Взяв тяжелый подсвечник, он перешел в кабинет хозяина, к письменному столу, которые были теперь его кабинетом и его рабочим столом. Решение было ясно и почти готово, но, страшась его, отодвигая его в сознании, он решил прежде написать письмо жене. Он ей пожаловался на теснения в сердце, о которых она уже знала, описал подробно свои ощущения и попросил, чтоб она осторожно, без огласки, посоветовалась с врачом: И далее, почти без перехода, обрушил на нее жалобы совсем не медицинского свойства, точно бы фрау Маргарита Гудериан, его Гретель, одна во всей Германии, могла ему и в этом помочь. Впрочем, годы спустя, называя три вещи, которые "делают нашу земную жизнь священной", упомянет он - любовь к женщине, и это, несомненно, о ней, Маргарите Герне, с которой встретился двадцати пяти лет от роду, счастливым лейтенантом, командиром егерской роты, и особо оценил ее способность быть верной подругой солдату, - кому же еще и было адресовать горестные признания?

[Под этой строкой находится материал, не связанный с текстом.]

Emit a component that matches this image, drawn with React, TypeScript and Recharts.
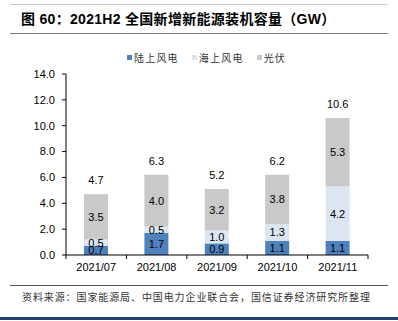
import { Bar, BarChart, LabelList, XAxis, YAxis } from 'recharts';

const months = ['2021/07', '2021/08', '2021/09', '2021/10', '2021/11'];
const onshore = [0.7, 1.7, 0.9, 1.1, 1.1];
const offshore = [0.5, 0.5, 1.0, 1.3, 4.2];
const solar = [3.5, 4.0, 3.2, 3.8, 5.3];
const totals = [4.7, 6.3, 5.2, 6.2, 10.6];
const yTicks = [0, 2, 4, 6, 8, 10, 12, 14];

const FONT = '"Liberation Sans", Arial, "Noto Sans CJK SC", sans-serif';
const CJK = '"Noto Sans CJK SC", sans-serif';

const series = [
  { key: 'onshore', name: '陆上风电', color: '#4f81bd' },
  { key: 'offshore', name: '海上风电', color: '#dce6f2' },
  { key: 'solar', name: '光伏', color: '#c9c9c9' },
];

const data = months.map((m, i) => ({
  month: m,
  onshore: onshore[i],
  offshore: offshore[i],
  solar: solar[i],
  total: totals[i],
}));

// category label + tick marks at the band edges
function MonthTick(props: any) {
  const { x, y, payload, width, visibleTicksCount, index } = props;
  const band = width / visibleTicksCount;
  const left = x - band / 2;
  return (
    <g>
      <line x1={left} x2={left} y1={y - 8} y2={y - 4} stroke="#000" />
      {index === visibleTicksCount - 1 && (
        <line x1={left + band} x2={left + band} y1={y - 8} y2={y - 4} stroke="#000" />
      )}
      <text x={x} y={y + 8} textAnchor="middle" fontSize={11} fill="#000" fontFamily={FONT}>
        {payload.value}
      </text>
    </g>
  );
}

function TotalLabel(props: any) {
  const { x, y, width, index } = props;
  return (
    <text x={x + width / 2} y={y - 10} textAnchor="middle" fontSize={11} fill="#000" fontFamily={FONT}>
      {totals[index].toFixed(1)}
    </text>
  );
}

const segLabel = { fontSize: 11, fill: '#000', fontFamily: FONT };

export default function App() {
  return (
    <div
      style={{
        position: 'absolute',
        left: 0,
        top: 0,
        width: 398,
        height: 321,
        background: '#fff',
        fontFamily: FONT,
        overflow: 'hidden',
      }}
    >
      <div style={{ position: 'absolute', left: 10, right: 10, top: 4, height: 1, background: '#c8c8c8' }} />
      <div
        style={{
          position: 'absolute',
          left: 21,
          top: 8,
          fontSize: 14,
          fontWeight: 'bold',
          color: '#000',
          whiteSpace: 'nowrap',
          letterSpacing: 0.3,
        }}
      >
        图 60：2021H2 全国新增新能源装机容量（GW）
      </div>
      <div style={{ position: 'absolute', left: 10, right: 10, top: 33, height: 1, background: '#777' }} />

      <div
        style={{
          position: 'absolute',
          left: 127,
          top: 50,
          display: 'flex',
          alignItems: 'center',
          fontSize: 10,
          fontFamily: CJK,
          color: '#333',
          letterSpacing: 1.2,
          whiteSpace: 'nowrap',
        }}
      >
        {series.map((s) => (
          <span key={s.key} style={{ display: 'flex', alignItems: 'center', marginRight: 13 }}>
            <span style={{ width: 5, height: 5, background: s.color, marginRight: 2 }} />
            {s.name}
          </span>
        ))}
      </div>

      <BarChart
        width={398}
        height={321}
        data={data}
        margin={{ top: 74, right: 30, left: 0, bottom: 36 }}
        style={{ position: 'absolute', left: 0, top: 0 }}
      >
        <XAxis
          dataKey="month"
          height={30}
          axisLine={{ stroke: '#000' }}
          tickLine={false}
          tick={<MonthTick />}
          interval={0}
        />
        <YAxis
          width={66}
          domain={[0, 14]}
          ticks={yTicks}
          tickFormatter={(v: number) => v.toFixed(1)}
          axisLine={{ stroke: '#000' }}
          tickLine={{ stroke: '#000' }}
          tickSize={4}
          tick={{ fontSize: 11, fill: '#000', fontFamily: FONT, dx: -5 }}
        />
        {series.map((s) => (
          <Bar
            key={s.key}
            dataKey={s.key}
            name={s.name}
            stackId="a"
            fill={s.color}
            barSize={24}
            isAnimationActive={false}
          >
            <LabelList dataKey={s.key} position="center" formatter={(v: number) => v.toFixed(1)} style={segLabel} />
            {s.key === 'solar' && <LabelList dataKey="total" content={<TotalLabel />} />}
          </Bar>
        ))}
      </BarChart>

      <div style={{ position: 'absolute', left: 10, right: 10, top: 285, height: 1, background: '#555' }} />
      <div
        style={{
          position: 'absolute',
          left: 22,
          top: 289,
          fontSize: 10,
          fontFamily: CJK,
          color: '#333',
          letterSpacing: 0.9,
          whiteSpace: 'nowrap',
        }}
      >
        资料来源：国家能源局、中国电力企业联合会，国信证券经济研究所整理
      </div>
      <div style={{ position: 'absolute', left: 0, right: 0, top: 317, height: 3, background: '#1f3f6e' }} />
    </div>
  );
}
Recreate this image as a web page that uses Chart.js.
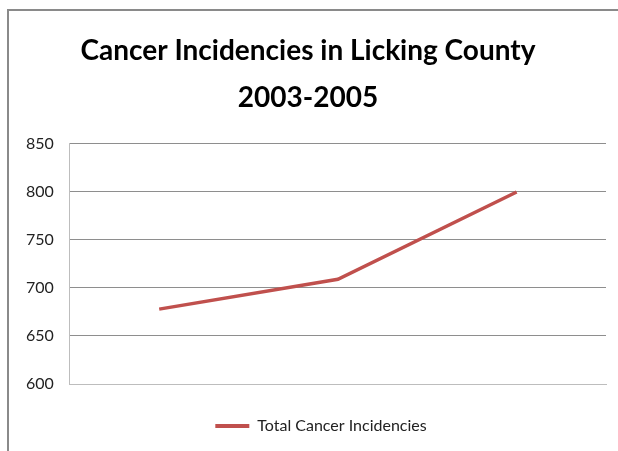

"Мне самому никак не верится, - выводила его рука, - чтоб за два месяца можно было так ухудшить ситуацию, которая казалась почти блестящей!.." Ей предстояло узнать, что "наше командование слишком натянуло тетиву лука, оно требует от армии выполнения задачи, невыполнимой при теперешнем состоянии дорог, погоды, снабжения частей горючим, техникой, зимним обмундированием..." К ней, наконец, посылался вопль души, говоривший и о том, что ее Гейнц знает цену себе, своему умению, и о том, что резервы его умения исчерпаны: "Не могу же я один опрокинуть весь Восточный фронт!"
Но - откуда же взялось малое это словечко "почти", которое сама рука вывела и не решалась зачеркнуть? Не казалась ли ситуация блестящей - без всяких "почти" - в начале вторжения, хоть было известно заранее, и ему больше, чем кому бы то ни было, что русский "танковый аргумент" впятеро превосходит немецкий? "Зато, господа, - так ему передали слова фюрера, - у нас есть Гудериан!" И как кружила голову эта легкомысленная, в сущности, похвала!.. "Мой дорогой генерал-полковник, сколько дней вам понадобится разделаться с Минском?" - "Пять-шесть, мой фюрер." - "Значит, я могу быть уверен, что вы там будете по крайней мере 28-го?" - "Да, мой фюрер." Он ошибся - на один день: его танки и танки группы Гота были в Минске 27-го. Блицкриг с опережением на один день, пусть даже с запозданием на неделю, разве не блестяще?